Dwarf alleles differentially affect barley root traits influencing nitrogen acquisition under low nutrient supply

• Published in: Journal of experimental botany Vol. 62; no. 11; pp. 3917 - 3927
• Main Authors: Karley, A. J., Valentine, T. A., Squire, G. R.
• Format: Journal Article
• Language: English
• Published: Oxford Oxford University Press 01.07.2011
• Subjects: Barley; Biological and medical sciences; Crop harvesting; Fundamental and applied biological sciences. Psychology; Genetic Variation; Genotype; Genotypes; Hordeum - genetics; Hordeum - growth & development; Hordeum - metabolism; Nitrogen - metabolism; Nutrient nutrient interactions; Nutrient uptake; Nutrient use efficiency; Phenotypic traits; Plant nutrition; Plant physiology and development; Plant roots; Plant Roots - growth & development; Plant Roots - metabolism; Plants; RESEARCH PAPER; Research Papers; trait; nitrogen use efficiency; semi-dwarf barley; uptake; remobilization; root; Barley; Monocotyledones; Hordeum vulgare; Root; Nutrient recovery; Nitrogen; Cereal crop; Dwarfism; Allele; Absorption; Gramineae; Remobilization; Angiospermae; Botany; Nutrient; Spermatophyta; ari.e-GP; sdw1
• ISSN: 0022-0957; 1460-2431; 1460-2431
• DOI: 10.1093/jxb/err089

Sustainable food production depends critically on the development of crop genotypes that exhibit high yield under reduced nutrient inputs. Rooting traits have been widely advocated as being able to influence optimal plant performance, while breeding-based improvements in yield of spring barley suggest that this species is a good model crop.
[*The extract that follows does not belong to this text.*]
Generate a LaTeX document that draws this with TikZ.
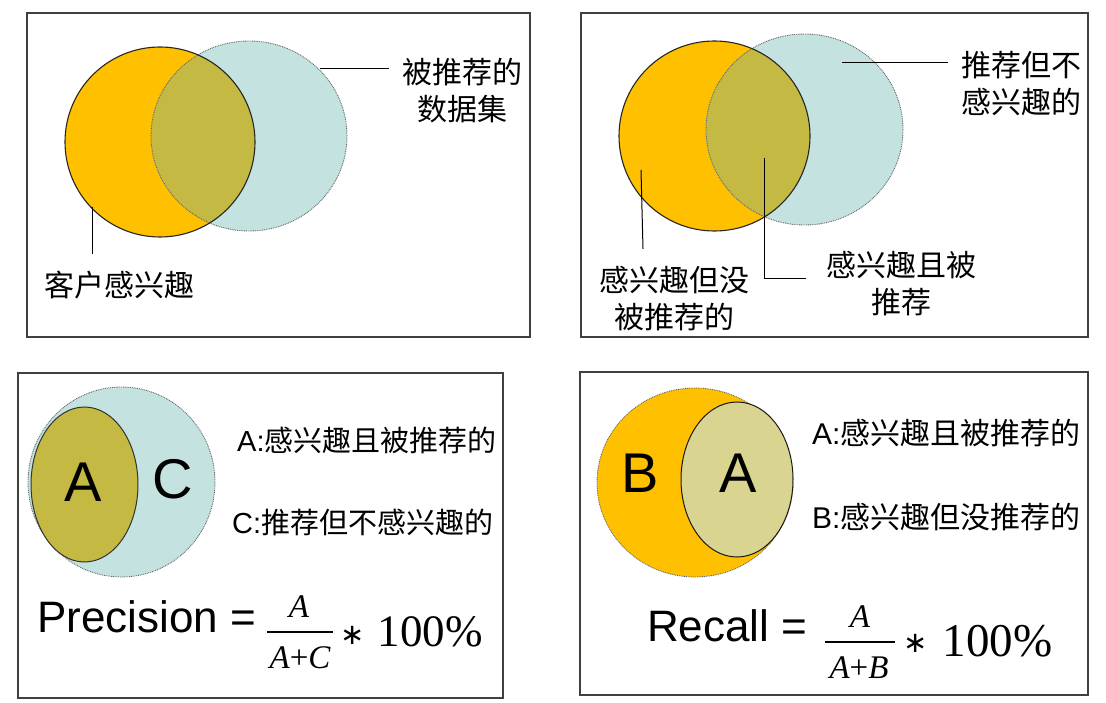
\documentclass[tikz,border=0pt]{standalone}
\usepackage{fontspec}
\setmainfont{Liberation Sans}
\newfontfamily\cjk{Noto Sans CJK SC}
\newfontfamily\mserif{Liberation Serif}
\newfontfamily\dejavu{DejaVu Sans}
\usetikzlibrary{calc}
\definecolor{vorange}{HTML}{FFC000}
\definecolor{vblue}{HTML}{C3E2E0}
\definecolor{volive}{HTML}{C4B943}
\definecolor{vpale}{HTML}{D9D490}
\begin{document}
\begin{tikzpicture}[x=1pt,y=-1pt,
  frame/.style={draw=black!75, line width=1.2pt},
  solidring/.style={draw=black!85, line width=1.1pt},
  dotring/.style={draw=black!60, line width=0.9pt, dash pattern=on 0.9pt off 0.9pt},
  cjklabel/.style={font=\cjk\fontsize{30}{37}\selectfont, align=center, inner sep=0pt},
  leader/.style={draw=black, line width=1pt},
  deflabel/.style={inner sep=0pt, anchor=west},
  bigletter/.style={font=\fontsize{56}{60}\selectfont, inner sep=0pt},
  formula/.style={font=\fontsize{44}{50}\selectfont, inner sep=0pt, anchor=base west},
  mathvar/.style={font=\mserif\itshape\fontsize{33}{36}\selectfont, inner sep=0pt},
  pct/.style={font=\mserif\fontsize{45}{50}\selectfont, inner sep=0pt},
  times/.style={font=\dejavu\fontsize{29}{34}\selectfont, inner sep=0pt},
  fracbar/.style={draw=black, line width=1.3pt},
]
\useasboundingbox (0,0) rectangle (1106,703);

% ---------------- Panel 1 ----------------
\draw[frame] (27,13) rectangle (530,337);
\fill[vorange] (160,142) ellipse [x radius=95pt, y radius=95pt];
\fill[vblue] (249,136) ellipse [x radius=98pt, y radius=95pt];
\begin{scope}
  \clip (160,142) ellipse [x radius=95pt, y radius=95pt];
  \fill[volive] (249,136) ellipse [x radius=98pt, y radius=95pt];
\end{scope}
\draw[dotring] (249,136) ellipse [x radius=98pt, y radius=95pt];
\draw[solidring] (160,142) ellipse [x radius=95pt, y radius=95pt];

\node[cjklabel] (p1rec) at (462,91) {被推荐的\\数据集};
\coordinate (p1recend) at (320,69);
\draw[leader] ($(p1rec.west |- p1recend)+(-13,0)$) -- (p1recend);

\node[cjklabel] (p1int) at (119,285) {客户感兴趣};
\coordinate (p1intend) at (92,207);
\draw[leader] ($(p1intend |- p1int.north)+(0,-17)$) -- (p1intend);

% ---------------- Panel 2 ----------------
\draw[frame] (581,13) rectangle (1088,337);
\fill[vorange] (714.5,136) ellipse [x radius=95.5pt, y radius=95pt];
\fill[vblue] (804.5,129.5) ellipse [x radius=98.5pt, y radius=95.5pt];
\begin{scope}
  \clip (714.5,136) ellipse [x radius=95.5pt, y radius=95pt];
  \fill[volive] (804.5,129.5) ellipse [x radius=98.5pt, y radius=95.5pt];
\end{scope}
\draw[dotring] (804.5,129.5) ellipse [x radius=98.5pt, y radius=95.5pt];
\draw[solidring] (714.5,136) ellipse [x radius=95.5pt, y radius=95pt];

\node[cjklabel] (p2notint) at (1021,83.5) {推荐但不\\感兴趣的};
\coordinate (p2notintend) at (842,63);
\draw[leader] ($(p2notint.west |- p2notintend)+(-13,0)$) -- (p2notintend);

\node[cjklabel] (p2miss) at (674,298.5) {感兴趣但没\\被推荐的};
\coordinate (p2missend) at (641,170);
\draw[leader] ($(p2miss.north)+(-31,-17)$) -- (p2missend);

\node[cjklabel] (p2hit) at (901,283.5) {感兴趣且被\\推荐};
\coordinate (p2hitend) at (764,158);
\draw[leader] ($(p2hit.west)+(-20,-4.5)$) -| (p2hitend);

% ---------------- Panel 3 ----------------
\draw[frame] (18,373) rectangle (503,698);
\fill[vblue] (121.5,482) ellipse [x radius=93.5pt, y radius=95pt];
\draw[dotring] (121.5,482) ellipse [x radius=93.5pt, y radius=95pt];
\fill[volive] (84.5,484.5) ellipse [x radius=53.5pt, y radius=77.5pt];
\draw[draw=black!80, line width=1pt] (84.5,484.5) ellipse [x radius=53.5pt, y radius=77.5pt];

\node[bigletter] (p3A) at (83,482) {A};
\node[bigletter] (p3C) at (173,479) {C};
\node[deflabel, font=\fontsize{29}{35}\selectfont] (p3defA) at (237,440) {A:{\cjk 感兴趣且被推荐的}};
\node[deflabel, font=\fontsize{29}{35}\selectfont] (p3defC) at (232,522) {C:{\cjk 推荐但不感兴趣的}};

\node[formula] (p3prec) at (37,632) {Precision =};
\node[mathvar] (p3num) at (299,607) {A};
\coordinate (p3barL) at (267,632);
\coordinate (p3barR) at (333,632);
\draw[fracbar] (p3barL) -- (p3barR);
\node[mathvar] (p3den) at (300,658) {A\upshape+\itshape C};
\node[times] (p3times) at (353,635) {∗};
\node[pct] (p3pct) at (430,632) {100\%};

% ---------------- Panel 4 ----------------
\draw[frame] (580,372) rectangle (1088,695);
\fill[vorange] (695,482.5) ellipse [x radius=98pt, y radius=94.5pt];
\draw[dotring] (695,482.5) ellipse [x radius=98pt, y radius=94.5pt];
\fill[vpale] (737,479.5) ellipse [x radius=56pt, y radius=77.5pt];
\draw[draw=black!90, line width=1pt] (737,479.5) ellipse [x radius=56pt, y radius=77.5pt];

\node[bigletter] (p4B) at (640,473) {B};
\node[bigletter] (p4A) at (738,473) {A};
\node[deflabel, font=\fontsize{30}{36}\selectfont] (p4defA) at (812,433) {A:{\cjk 感兴趣且被推荐的}};
\node[deflabel, font=\fontsize{30}{36}\selectfont] (p4defB) at (812,517) {B:{\cjk 感兴趣但没推荐的}};

\node[formula] (p4rec) at (647,641) {Recall =};
\node[mathvar] (p4num) at (860,617) {A};
\coordinate (p4barL) at (825,642);
\coordinate (p4barR) at (895,642);
\draw[fracbar] (p4barL) -- (p4barR);
\node[mathvar] (p4den) at (859,668) {A\upshape+\itshape B};
\node[times] (p4times) at (916,643) {∗};
\node[pct, font=\mserif\fontsize{47}{52}\selectfont] (p4pct) at (997.5,641) {100\%};
\end{tikzpicture}
\end{document}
To date, however, molecular genetics knowledge has not delivered realistic plant ideotypes, while agronomic trials have been unable to identify superior traits. This study explores an intermediate experimental system in which root traits and their effect on plant performance can be quantified. As a test case, four modern semi-dwarf barley varieties, which possess either the ari-e.GP or the sdw1 dwarf allele, were compared with the long-stemmed old variety Kenia under two levels of nutrient supply. The two semi-dwarf types differed from Kenia, exhibiting smaller stem mass and total plant nitrogen (N), and improved partitioning of mass and N to grain. Amongst the semi-dwarfs, the two ari-e.GP genotypes performed better than the two sdw1 genotypes under standard and reduced nutrient supply, particularly in root mass, root investment efficiency, N acquisition, and remobilization of N and mass to grain. However, lack of between-genotype variation in yield and N use efficiency indicated limited potential for exploiting genetic variation in existing varieties to improve barley performance under reduced nutrient inputs. Experimental approaches to test the expression of desirable root and shoot traits are scrutinized, and the potential evaluated for developing a spring barley ideotype for low nutrient conditions.